More Than Our Daily Bread

As I continue to think about, and talk to others about prayer, it has become obvious to me that prayer is far more than words and thoughts. I am deeply attracted to the idea of prayer as action, a behavioral manifestation of what we believe, hope, honor and celebrate in our hearts and spirit. It seems to me that work, the jobs we do for a living, offers a perfect petri dish in which this can happen.

On one hand, work is usually a "daily practice", with many opportunities for connections with others, and/or long periods of time for free-flowing thoughts. But also, like prayer, work can become rote. We can do it without thinking, without connecting it with a larger picture. And this can become boring and tedious. It can become difficult to do, and sometimes may feel as though it is yielding few results. We can often feel trapped in work by the paycheck or lack of opportunities to do anything else.

Feeling this way may bring us into counseling, or motivate us to Google "graduate programs" or "jobs abroad". It may also find its way onto our prayer list.

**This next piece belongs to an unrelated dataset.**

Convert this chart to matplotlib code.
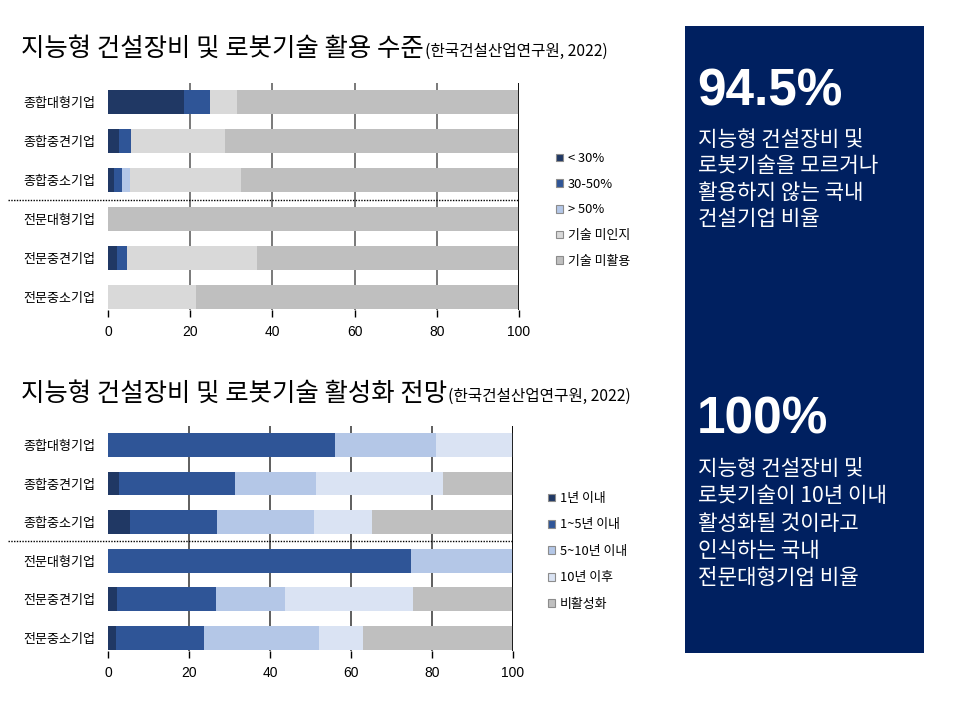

I experienced something similar in my own life a number of years ago. My job was not boring but was beginning to feel meaningless. I remember one day sitting at my desk, thinking, "I can't grow old in this job". I had no college degree or a large bank account, and I had spent 10 years devoted to this career, acquiring a good reputation and a secure future. I had a hard time explaining this discomfort to others and to myself; the best I could say was, "this is a great job but I need a life's work".

The writer Studs Terkel describes work this way: It is about a search for daily meaning as well as daily bread...". (https://en.wikipedia.ord/wiki/Working: People Talk About What They Do Everyday and How They Feel About It )

I think this is the "Eureka!" moment in our work life. I think if we can shift our perspective, even by a sliver, to seeing our work as a way to find meaning in our lives, it will happen.

Once in an eerie juxtaposition of events, I saw this in action. A colleague of mine, a woman who was a member of a religious order for many years, made the life changing decision to leave religious life altogether. She continued to teach and to counsel, living a prayer-filled life serving God, but on terms that she had carefully put together for herself. At exactly the same time, I worked with a client who, at 40, after having raised a family, and gone through a painful divorce, decided to enter a religious order and become a nun! She felt very strongly that with this choice she was moving toward something that would help her serve God better.

Neither woman regretted her earlier choice, but both recognized that if they were to continue to find meaning in their lives, a different set of circumstances were required. In both cases, they were able to sort this out through prayer and thoughtful counsel with trusted others.

In my own work crisis, I did not pray in the usual way about this; I did not believe in the kind of prayer that asked God for guidance. But I was able to connect with a wisdom deep inside me, one that was intensely personal, completely clear and powerful. I found my answers and the routes, tools and support systems that were necessary to move me forward.

I believe that every step toward this insistence on finding meaning in work, every action born out of that wisdom, was, in fact, a prayer: a kind of "Hallelujah!" each time I connected this wisdom within me, to the larger purpose I perceived outside me, implicit in the goal of a "life's work".

A friend of mind once despaired that "not everyone has the luxury of spending their time searching for meaning!" Of course, I begged to differ! A shift of perspective does not cost money or involve more schooling, or even a change in jobs. It is simply to consider, however improbable it may seem, that meaning exists in everyday situations and to begin looking for them with an open heart and mind. Really, just this act creates a prayer.

Treat yourself to a viewing of the Oscar-winning movie, Chariots of Fire, to see a beautiful example of this shift in perspective occur when the great Scottish runner Eric Liddell explains to his sister that the missionary work he views as his life's work must wait while he competes in the Olympics:   "God chose me, for China, yes, but He also made me fast. And when I run, I feel His pleasure."

Chariots of Fire

Every run becomes a prayer. I propose that each work moment offers the same opportunity.